* [DIRECTIONS FOR THIS TASK]
Everything from the first line to the line containing "Схема определения количества" is to be repeated exactly; nothing past it.

====== DATA EXTRACT ======

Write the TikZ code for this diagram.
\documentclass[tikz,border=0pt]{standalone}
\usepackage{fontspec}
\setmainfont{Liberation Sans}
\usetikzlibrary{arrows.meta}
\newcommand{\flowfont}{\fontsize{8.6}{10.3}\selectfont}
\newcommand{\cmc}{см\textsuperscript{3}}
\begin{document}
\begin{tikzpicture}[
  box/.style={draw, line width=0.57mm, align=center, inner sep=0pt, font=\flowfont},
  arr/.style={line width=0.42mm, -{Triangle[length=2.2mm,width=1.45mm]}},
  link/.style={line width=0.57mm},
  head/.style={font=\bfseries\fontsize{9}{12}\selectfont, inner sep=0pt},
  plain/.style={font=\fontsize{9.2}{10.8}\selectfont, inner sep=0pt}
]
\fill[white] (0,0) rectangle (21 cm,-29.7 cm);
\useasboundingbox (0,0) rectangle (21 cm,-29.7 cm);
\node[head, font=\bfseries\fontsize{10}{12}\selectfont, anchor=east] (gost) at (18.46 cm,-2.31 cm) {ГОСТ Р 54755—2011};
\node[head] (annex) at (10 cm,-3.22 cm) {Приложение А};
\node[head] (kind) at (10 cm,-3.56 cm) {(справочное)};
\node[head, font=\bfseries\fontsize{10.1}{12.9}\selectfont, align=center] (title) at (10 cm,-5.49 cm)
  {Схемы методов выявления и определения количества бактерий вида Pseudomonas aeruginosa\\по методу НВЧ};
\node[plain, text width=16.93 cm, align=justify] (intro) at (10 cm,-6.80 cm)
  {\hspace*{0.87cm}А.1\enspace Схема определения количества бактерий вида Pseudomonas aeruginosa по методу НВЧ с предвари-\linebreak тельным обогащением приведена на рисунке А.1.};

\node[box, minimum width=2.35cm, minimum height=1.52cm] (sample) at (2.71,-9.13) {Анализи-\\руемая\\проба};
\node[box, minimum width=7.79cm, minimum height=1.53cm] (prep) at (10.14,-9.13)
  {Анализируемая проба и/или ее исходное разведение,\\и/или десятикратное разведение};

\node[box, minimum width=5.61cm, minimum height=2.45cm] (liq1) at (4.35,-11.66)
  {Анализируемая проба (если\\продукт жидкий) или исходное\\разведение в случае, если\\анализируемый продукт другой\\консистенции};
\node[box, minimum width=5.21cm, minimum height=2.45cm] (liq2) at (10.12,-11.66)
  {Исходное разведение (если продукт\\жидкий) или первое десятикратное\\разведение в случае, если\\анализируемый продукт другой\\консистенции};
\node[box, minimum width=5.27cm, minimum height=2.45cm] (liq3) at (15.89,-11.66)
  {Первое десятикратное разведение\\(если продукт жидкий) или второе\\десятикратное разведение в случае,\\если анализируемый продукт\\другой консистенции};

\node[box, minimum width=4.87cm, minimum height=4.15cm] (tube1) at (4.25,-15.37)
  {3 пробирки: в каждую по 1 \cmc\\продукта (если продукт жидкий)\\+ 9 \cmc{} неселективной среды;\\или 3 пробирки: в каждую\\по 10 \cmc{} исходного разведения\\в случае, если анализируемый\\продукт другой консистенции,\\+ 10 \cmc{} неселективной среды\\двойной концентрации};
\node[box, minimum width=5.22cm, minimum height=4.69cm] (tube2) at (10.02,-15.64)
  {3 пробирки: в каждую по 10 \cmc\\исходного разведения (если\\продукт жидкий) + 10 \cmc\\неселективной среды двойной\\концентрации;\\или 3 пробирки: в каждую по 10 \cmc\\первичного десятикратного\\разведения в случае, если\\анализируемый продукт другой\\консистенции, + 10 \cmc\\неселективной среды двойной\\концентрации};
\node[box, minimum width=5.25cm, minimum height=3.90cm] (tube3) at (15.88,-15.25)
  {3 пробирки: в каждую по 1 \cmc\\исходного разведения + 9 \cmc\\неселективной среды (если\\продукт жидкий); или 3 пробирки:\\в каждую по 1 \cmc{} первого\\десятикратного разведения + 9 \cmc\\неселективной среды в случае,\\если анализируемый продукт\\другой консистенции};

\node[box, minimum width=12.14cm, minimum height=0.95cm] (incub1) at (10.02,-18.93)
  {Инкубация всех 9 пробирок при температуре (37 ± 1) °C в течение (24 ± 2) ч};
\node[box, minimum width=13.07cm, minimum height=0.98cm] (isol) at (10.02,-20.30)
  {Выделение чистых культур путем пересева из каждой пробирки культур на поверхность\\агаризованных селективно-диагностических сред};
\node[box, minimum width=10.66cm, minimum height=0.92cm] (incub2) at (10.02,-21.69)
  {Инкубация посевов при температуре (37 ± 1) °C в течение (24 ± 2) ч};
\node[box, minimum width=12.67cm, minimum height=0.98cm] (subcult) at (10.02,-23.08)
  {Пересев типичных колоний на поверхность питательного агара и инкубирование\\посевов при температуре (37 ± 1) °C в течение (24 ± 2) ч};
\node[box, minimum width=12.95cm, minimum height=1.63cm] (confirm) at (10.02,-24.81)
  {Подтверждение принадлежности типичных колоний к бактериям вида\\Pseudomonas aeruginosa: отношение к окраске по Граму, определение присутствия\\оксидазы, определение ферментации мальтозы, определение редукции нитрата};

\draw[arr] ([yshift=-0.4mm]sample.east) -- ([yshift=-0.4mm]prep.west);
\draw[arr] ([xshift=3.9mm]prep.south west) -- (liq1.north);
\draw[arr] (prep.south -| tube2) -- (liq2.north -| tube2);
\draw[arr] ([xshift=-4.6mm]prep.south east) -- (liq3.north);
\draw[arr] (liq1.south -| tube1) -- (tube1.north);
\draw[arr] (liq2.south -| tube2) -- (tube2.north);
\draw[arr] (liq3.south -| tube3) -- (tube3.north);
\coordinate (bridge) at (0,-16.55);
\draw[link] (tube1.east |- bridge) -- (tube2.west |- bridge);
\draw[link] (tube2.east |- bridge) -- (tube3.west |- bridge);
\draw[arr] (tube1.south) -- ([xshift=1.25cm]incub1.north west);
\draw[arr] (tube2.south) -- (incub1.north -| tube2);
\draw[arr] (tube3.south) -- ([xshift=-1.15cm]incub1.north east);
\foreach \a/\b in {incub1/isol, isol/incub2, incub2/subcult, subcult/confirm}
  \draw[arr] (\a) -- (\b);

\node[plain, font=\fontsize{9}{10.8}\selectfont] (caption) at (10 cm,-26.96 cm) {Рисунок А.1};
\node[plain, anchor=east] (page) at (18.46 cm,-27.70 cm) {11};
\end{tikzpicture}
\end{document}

======

* [THE OUTPUT]
Write the TikZ code for this diagram.
\documentclass[tikz,border=0pt]{standalone}
\usepackage{fontspec}
\setmainfont{Liberation Sans}
\usetikzlibrary{arrows.meta}
\newcommand{\flowfont}{\fontsize{8.6}{10.3}\selectfont}
\newcommand{\cmc}{см\textsuperscript{3}}
\begin{document}
\begin{tikzpicture}[
  box/.style={draw, line width=0.57mm, align=center, inner sep=0pt, font=\flowfont},
  arr/.style={line width=0.42mm, -{Triangle[length=2.2mm,width=1.45mm]}},
  link/.style={line width=0.57mm},
  head/.style={font=\bfseries\fontsize{9}{12}\selectfont, inner sep=0pt},
  plain/.style={font=\fontsize{9.2}{10.8}\selectfont, inner sep=0pt}
]
\fill[white] (0,0) rectangle (21 cm,-29.7 cm);
\useasboundingbox (0,0) rectangle (21 cm,-29.7 cm);
\node[head, font=\bfseries\fontsize{10}{12}\selectfont, anchor=east] (gost) at (18.46 cm,-2.31 cm) {ГОСТ Р 54755—2011};
\node[head] (annex) at (10 cm,-3.22 cm) {Приложение А};
\node[head] (kind) at (10 cm,-3.56 cm) {(справочное)};
\node[head, font=\bfseries\fontsize{10.1}{12.9}\selectfont, align=center] (title) at (10 cm,-5.49 cm)
  {Схемы методов выявления и определения количества бактерий вида Pseudomonas aeruginosa\\по методу НВЧ};
\node[plain, text width=16.93 cm, align=justify] (intro) at (10 cm,-6.80 cm)
  {\hspace*{0.87cm}А.1\enspace Схема определения количества бактерий вида Pseudomonas aeruginosa по методу НВЧ с предвари-\linebreak тельным обогащением приведена на рисунке А.1.};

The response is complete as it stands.